Start SOURCE MATERIAL
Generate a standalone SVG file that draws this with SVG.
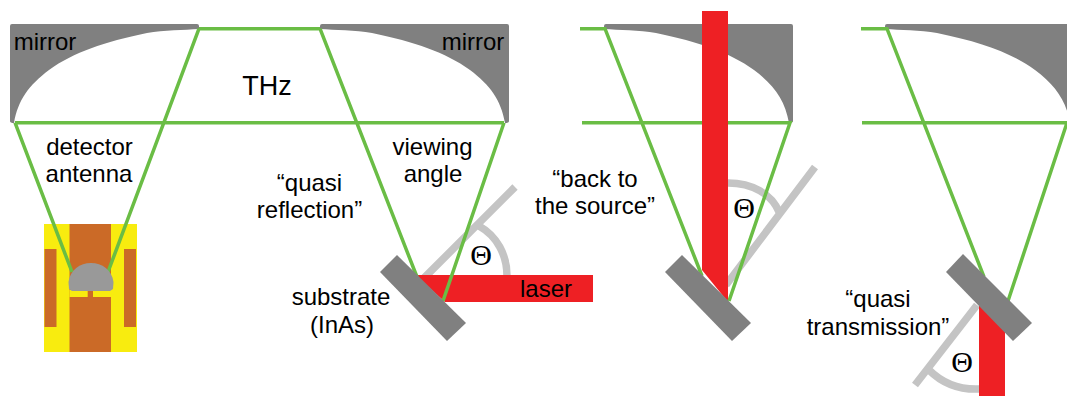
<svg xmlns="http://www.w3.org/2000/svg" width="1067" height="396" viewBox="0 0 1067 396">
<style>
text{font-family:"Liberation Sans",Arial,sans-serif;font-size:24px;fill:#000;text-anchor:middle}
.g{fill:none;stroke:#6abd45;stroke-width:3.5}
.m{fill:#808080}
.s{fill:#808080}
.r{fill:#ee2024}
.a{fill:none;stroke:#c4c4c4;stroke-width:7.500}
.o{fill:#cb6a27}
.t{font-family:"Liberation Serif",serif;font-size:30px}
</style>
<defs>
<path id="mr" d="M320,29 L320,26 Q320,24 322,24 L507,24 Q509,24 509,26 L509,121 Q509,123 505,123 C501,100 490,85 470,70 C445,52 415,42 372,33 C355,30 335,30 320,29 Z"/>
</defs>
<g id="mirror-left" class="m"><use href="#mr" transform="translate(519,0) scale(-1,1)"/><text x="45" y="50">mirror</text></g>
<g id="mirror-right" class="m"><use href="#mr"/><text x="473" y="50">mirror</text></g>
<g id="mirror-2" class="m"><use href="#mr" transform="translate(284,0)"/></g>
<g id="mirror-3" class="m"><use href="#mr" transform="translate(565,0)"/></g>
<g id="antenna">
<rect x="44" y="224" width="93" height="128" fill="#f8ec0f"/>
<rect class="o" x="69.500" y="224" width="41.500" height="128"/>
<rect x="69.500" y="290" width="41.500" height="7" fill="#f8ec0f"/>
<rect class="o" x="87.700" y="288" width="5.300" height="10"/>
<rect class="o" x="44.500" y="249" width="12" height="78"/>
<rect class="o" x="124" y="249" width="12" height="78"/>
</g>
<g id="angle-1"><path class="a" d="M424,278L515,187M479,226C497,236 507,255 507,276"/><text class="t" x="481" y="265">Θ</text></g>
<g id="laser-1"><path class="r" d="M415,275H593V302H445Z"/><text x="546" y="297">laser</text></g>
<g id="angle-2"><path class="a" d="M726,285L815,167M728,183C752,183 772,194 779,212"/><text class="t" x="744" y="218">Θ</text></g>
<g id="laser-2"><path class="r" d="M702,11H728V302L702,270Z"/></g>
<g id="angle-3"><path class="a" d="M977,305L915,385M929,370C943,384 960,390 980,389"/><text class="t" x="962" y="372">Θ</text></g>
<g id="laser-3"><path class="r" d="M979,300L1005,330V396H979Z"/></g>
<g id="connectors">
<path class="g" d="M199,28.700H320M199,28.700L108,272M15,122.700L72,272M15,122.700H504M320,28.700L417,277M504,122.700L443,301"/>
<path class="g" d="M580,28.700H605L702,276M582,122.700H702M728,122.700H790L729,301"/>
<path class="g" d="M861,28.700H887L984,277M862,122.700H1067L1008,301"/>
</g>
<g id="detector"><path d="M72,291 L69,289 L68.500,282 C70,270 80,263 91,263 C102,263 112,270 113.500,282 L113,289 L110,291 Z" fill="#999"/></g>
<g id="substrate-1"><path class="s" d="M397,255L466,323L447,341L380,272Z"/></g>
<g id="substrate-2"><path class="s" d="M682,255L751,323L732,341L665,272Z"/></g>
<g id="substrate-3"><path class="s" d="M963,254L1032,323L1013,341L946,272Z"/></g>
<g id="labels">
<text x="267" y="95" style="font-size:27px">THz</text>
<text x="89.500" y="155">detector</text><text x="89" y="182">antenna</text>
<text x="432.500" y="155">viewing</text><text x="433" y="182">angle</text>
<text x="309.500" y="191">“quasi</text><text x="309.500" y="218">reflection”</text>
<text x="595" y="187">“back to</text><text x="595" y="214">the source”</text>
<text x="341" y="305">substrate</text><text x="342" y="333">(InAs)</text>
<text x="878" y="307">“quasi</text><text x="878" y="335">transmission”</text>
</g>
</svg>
End SOURCE MATERIAL
» SET EXERCISE
Output the material word for word, omitting its pictures.

» WORKED ANSWER
Generate a standalone SVG file that draws this with SVG.
<svg xmlns="http://www.w3.org/2000/svg" width="1067" height="396" viewBox="0 0 1067 396">
<style>
text{font-family:"Liberation Sans",Arial,sans-serif;font-size:24px;fill:#000;text-anchor:middle}
.g{fill:none;stroke:#6abd45;stroke-width:3.5}
.m{fill:#808080}
.s{fill:#808080}
.r{fill:#ee2024}
.a{fill:none;stroke:#c4c4c4;stroke-width:7.500}
.o{fill:#cb6a27}
.t{font-family:"Liberation Serif",serif;font-size:30px}
</style>
<defs>
<path id="mr" d="M320,29 L320,26 Q320,24 322,24 L507,24 Q509,24 509,26 L509,121 Q509,123 505,123 C501,100 490,85 470,70 C445,52 415,42 372,33 C355,30 335,30 320,29 Z"/>
</defs>
<g id="mirror-left" class="m"><use href="#mr" transform="translate(519,0) scale(-1,1)"/><text x="45" y="50">mirror</text></g>
<g id="mirror-right" class="m"><use href="#mr"/><text x="473" y="50">mirror</text></g>
<g id="mirror-2" class="m"><use href="#mr" transform="translate(284,0)"/></g>
<g id="mirror-3" class="m"><use href="#mr" transform="translate(565,0)"/></g>
<g id="antenna">
<rect x="44" y="224" width="93" height="128" fill="#f8ec0f"/>
<rect class="o" x="69.500" y="224" width="41.500" height="128"/>
<rect x="69.500" y="290" width="41.500" height="7" fill="#f8ec0f"/>
<rect class="o" x="87.700" y="288" width="5.300" height="10"/>
<rect class="o" x="44.500" y="249" width="12" height="78"/>
<rect class="o" x="124" y="249" width="12" height="78"/>
</g>
<g id="angle-1"><path class="a" d="M424,278L515,187M479,226C497,236 507,255 507,276"/><text class="t" x="481" y="265">Θ</text></g>
<g id="laser-1"><path class="r" d="M415,275H593V302H445Z"/><text x="546" y="297">laser</text></g>
<g id="angle-2"><path class="a" d="M726,285L815,167M728,183C752,183 772,194 779,212"/><text class="t" x="744" y="218">Θ</text></g>
<g id="laser-2"><path class="r" d="M702,11H728V302L702,270Z"/></g>
<g id="angle-3"><path class="a" d="M977,305L915,385M929,370C943,384 960,390 980,389"/><text class="t" x="962" y="372">Θ</text></g>
<g id="laser-3"><path class="r" d="M979,300L1005,330V396H979Z"/></g>
<g id="connectors">
<path class="g" d="M199,28.700H320M199,28.700L108,272M15,122.700L72,272M15,122.700H504M320,28.700L417,277M504,122.700L443,301"/>
<path class="g" d="M580,28.700H605L702,276M582,122.700H702M728,122.700H790L729,301"/>
<path class="g" d="M861,28.700H887L984,277M862,122.700H1067L1008,301"/>
</g>
<g id="detector"><path d="M72,291 L69,289 L68.500,282 C70,270 80,263 91,263 C102,263 112,270 113.500,282 L113,289 L110,291 Z" fill="#999"/></g>
<g id="substrate-1"><path class="s" d="M397,255L466,323L447,341L380,272Z"/></g>
<g id="substrate-2"><path class="s" d="M682,255L751,323L732,341L665,272Z"/></g>
<g id="substrate-3"><path class="s" d="M963,254L1032,323L1013,341L946,272Z"/></g>
<g id="labels">
<text x="267" y="95" style="font-size:27px">THz</text>
<text x="89.500" y="155">detector</text><text x="89" y="182">antenna</text>
<text x="432.500" y="155">viewing</text><text x="433" y="182">angle</text>
<text x="309.500" y="191">“quasi</text><text x="309.500" y="218">reflection”</text>
<text x="595" y="187">“back to</text><text x="595" y="214">the source”</text>
<text x="341" y="305">substrate</text><text x="342" y="333">(InAs)</text>
<text x="878" y="307">“quasi</text><text x="878" y="335">transmission”</text>
</g>
</svg>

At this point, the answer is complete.